AS A teenager on a trip to Israel, I sat in the excavated synagogue in the 2,000-year-old mountain fortress of Masada and heard an inspiring story. A story of the brutal Roman suppression of a Jewish uprising here in the first century AD. Of a last brave group of rebels, the Zealots, who after fleeing Jerusalem, then resisted a long siege in this desert stronghold. And of their last night, when they chose mass suicide over surrender to Titus's legions.
The story is a founding myth of modern Zionism and of the Israeli state. Almost every single Israeli has at some point in their lives gone to Masada and heard it. The only problem with it is that it is less than the truth.
Israeli academics - notably Nachman Ben-Yehuda of the Hebrew University of Jerusalem - have exposed how this heroic myth is significantly different from the only source: the writings of the first-century historian Josephus Flavius.
Josephus describes the rebels at Masada not as Zealots, but "Sicarii" - a name derived from the sica, a short Roman dagger. The Sicarii were notorious for political assassinations, including of fellow Jews suspected of collaboration with the Romans.
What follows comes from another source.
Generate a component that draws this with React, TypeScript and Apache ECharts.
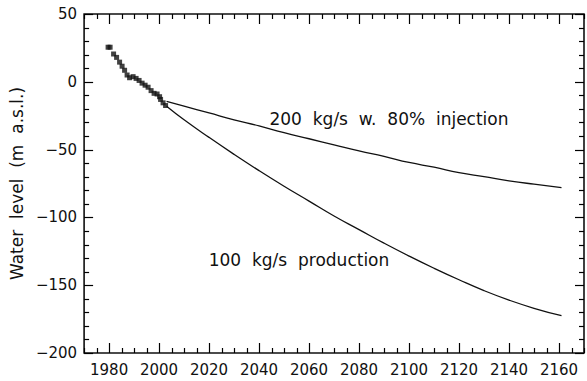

The Jewish majority forced the Sicarii out of Jerusalem long before the city fell.
Josephus says the Sicarii then used Masada as a base to ravage the surrounding countryside. In a single raid on the nearby town of Ein Geddi, they killed 700 women and children. Josephus depicts not heroes, but extremists who divided the Jews and who never engaged in a single direct battle with the Roman enemy.
This account may be biased. After all, Josephus himself was a Jew who defected to the Romans. But it is clear that, when Zionist pioneers seized on the story in the 1920s as an example of Jewish heroism, they simply ignored the inconvenient details.